**Given instruction:**
Start at the top of the records and, please, print each line exactly through the line that contains "(sx) at (619,0);", leaving out all pictures.
-------- Records supplied
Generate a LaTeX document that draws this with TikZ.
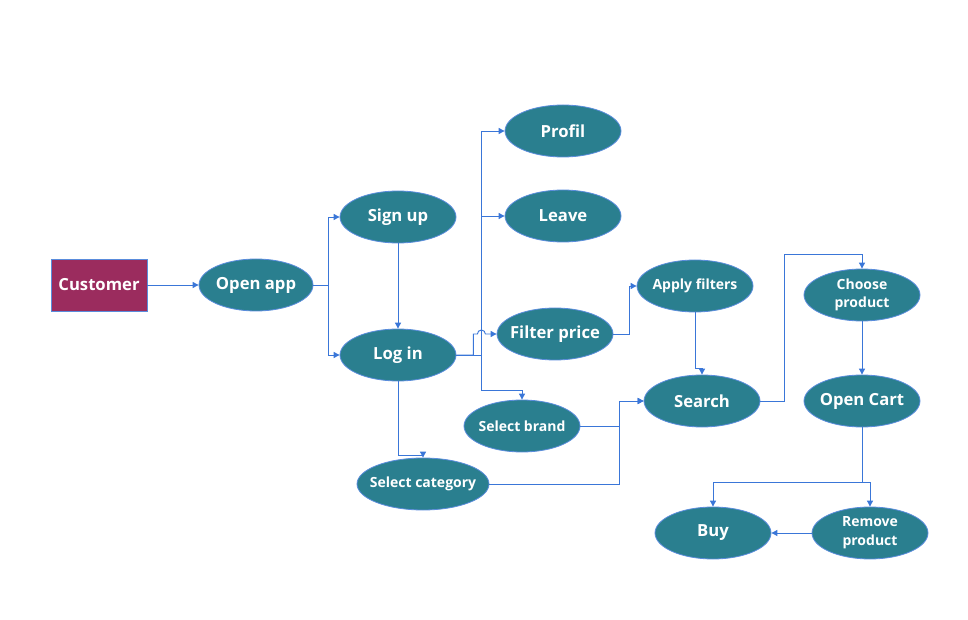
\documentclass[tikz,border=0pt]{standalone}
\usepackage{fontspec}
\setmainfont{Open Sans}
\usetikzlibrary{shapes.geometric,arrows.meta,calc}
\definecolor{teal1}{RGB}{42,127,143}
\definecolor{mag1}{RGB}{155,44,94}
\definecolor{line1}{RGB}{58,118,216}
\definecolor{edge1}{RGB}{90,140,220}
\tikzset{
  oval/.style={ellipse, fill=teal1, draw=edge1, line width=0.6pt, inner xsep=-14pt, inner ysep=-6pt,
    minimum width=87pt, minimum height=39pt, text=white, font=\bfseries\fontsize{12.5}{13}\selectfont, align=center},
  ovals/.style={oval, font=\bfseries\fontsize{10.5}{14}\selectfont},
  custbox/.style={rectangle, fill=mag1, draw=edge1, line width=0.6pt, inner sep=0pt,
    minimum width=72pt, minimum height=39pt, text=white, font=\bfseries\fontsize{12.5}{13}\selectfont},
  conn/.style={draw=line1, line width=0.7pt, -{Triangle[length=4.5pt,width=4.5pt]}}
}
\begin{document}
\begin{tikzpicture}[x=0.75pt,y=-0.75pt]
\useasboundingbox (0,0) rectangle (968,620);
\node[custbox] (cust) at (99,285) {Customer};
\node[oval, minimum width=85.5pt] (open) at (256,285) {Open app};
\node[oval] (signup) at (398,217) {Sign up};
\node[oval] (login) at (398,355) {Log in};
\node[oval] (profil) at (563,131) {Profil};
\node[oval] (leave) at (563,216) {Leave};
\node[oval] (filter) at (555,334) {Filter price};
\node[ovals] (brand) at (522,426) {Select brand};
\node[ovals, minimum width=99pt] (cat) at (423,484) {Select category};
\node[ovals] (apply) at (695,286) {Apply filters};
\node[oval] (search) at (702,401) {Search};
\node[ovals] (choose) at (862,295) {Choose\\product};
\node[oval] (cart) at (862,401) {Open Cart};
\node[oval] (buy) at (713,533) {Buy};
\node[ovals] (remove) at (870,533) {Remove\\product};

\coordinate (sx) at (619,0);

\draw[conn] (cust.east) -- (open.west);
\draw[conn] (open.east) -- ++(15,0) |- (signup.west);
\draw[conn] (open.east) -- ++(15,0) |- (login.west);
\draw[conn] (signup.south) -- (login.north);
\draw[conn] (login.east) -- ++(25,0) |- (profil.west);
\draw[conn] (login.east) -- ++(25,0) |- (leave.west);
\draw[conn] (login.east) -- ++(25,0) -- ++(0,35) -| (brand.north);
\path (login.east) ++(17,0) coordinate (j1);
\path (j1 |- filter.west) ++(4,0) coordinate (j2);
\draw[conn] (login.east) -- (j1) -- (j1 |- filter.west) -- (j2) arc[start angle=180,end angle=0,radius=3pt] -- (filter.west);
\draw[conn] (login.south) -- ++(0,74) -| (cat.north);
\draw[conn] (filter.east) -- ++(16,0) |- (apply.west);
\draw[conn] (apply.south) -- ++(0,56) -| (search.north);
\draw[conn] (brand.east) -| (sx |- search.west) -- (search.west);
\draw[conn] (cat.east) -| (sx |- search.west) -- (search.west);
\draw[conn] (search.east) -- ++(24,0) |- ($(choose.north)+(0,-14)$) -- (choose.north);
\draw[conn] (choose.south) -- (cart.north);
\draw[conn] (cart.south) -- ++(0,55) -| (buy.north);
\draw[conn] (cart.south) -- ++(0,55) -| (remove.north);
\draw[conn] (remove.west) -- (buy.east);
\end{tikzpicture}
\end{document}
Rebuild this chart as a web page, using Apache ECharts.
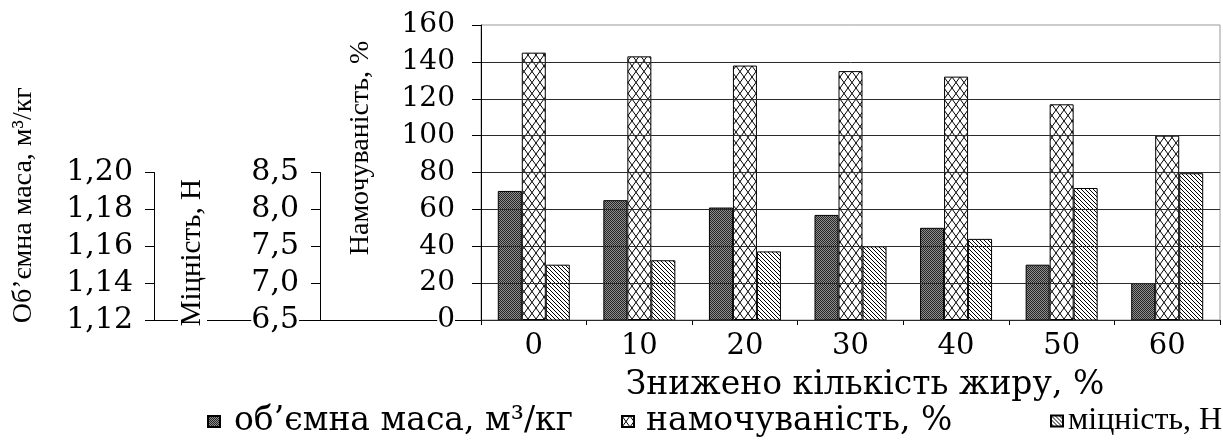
----------------
**Answer to this problem:**
Generate a LaTeX document that draws this with TikZ.
\documentclass[tikz,border=0pt]{standalone}
\usepackage{fontspec}
\setmainfont{Open Sans}
\usetikzlibrary{shapes.geometric,arrows.meta,calc}
\definecolor{teal1}{RGB}{42,127,143}
\definecolor{mag1}{RGB}{155,44,94}
\definecolor{line1}{RGB}{58,118,216}
\definecolor{edge1}{RGB}{90,140,220}
\tikzset{
  oval/.style={ellipse, fill=teal1, draw=edge1, line width=0.6pt, inner xsep=-14pt, inner ysep=-6pt,
    minimum width=87pt, minimum height=39pt, text=white, font=\bfseries\fontsize{12.5}{13}\selectfont, align=center},
  ovals/.style={oval, font=\bfseries\fontsize{10.5}{14}\selectfont},
  custbox/.style={rectangle, fill=mag1, draw=edge1, line width=0.6pt, inner sep=0pt,
    minimum width=72pt, minimum height=39pt, text=white, font=\bfseries\fontsize{12.5}{13}\selectfont},
  conn/.style={draw=line1, line width=0.7pt, -{Triangle[length=4.5pt,width=4.5pt]}}
}
\begin{document}
\begin{tikzpicture}[x=0.75pt,y=-0.75pt]
\useasboundingbox (0,0) rectangle (968,620);
\node[custbox] (cust) at (99,285) {Customer};
\node[oval, minimum width=85.5pt] (open) at (256,285) {Open app};
\node[oval] (signup) at (398,217) {Sign up};
\node[oval] (login) at (398,355) {Log in};
\node[oval] (profil) at (563,131) {Profil};
\node[oval] (leave) at (563,216) {Leave};
\node[oval] (filter) at (555,334) {Filter price};
\node[ovals] (brand) at (522,426) {Select brand};
\node[ovals, minimum width=99pt] (cat) at (423,484) {Select category};
\node[ovals] (apply) at (695,286) {Apply filters};
\node[oval] (search) at (702,401) {Search};
\node[ovals] (choose) at (862,295) {Choose\\product};
\node[oval] (cart) at (862,401) {Open Cart};
\node[oval] (buy) at (713,533) {Buy};
\node[ovals] (remove) at (870,533) {Remove\\product};

\coordinate (sx) at (619,0);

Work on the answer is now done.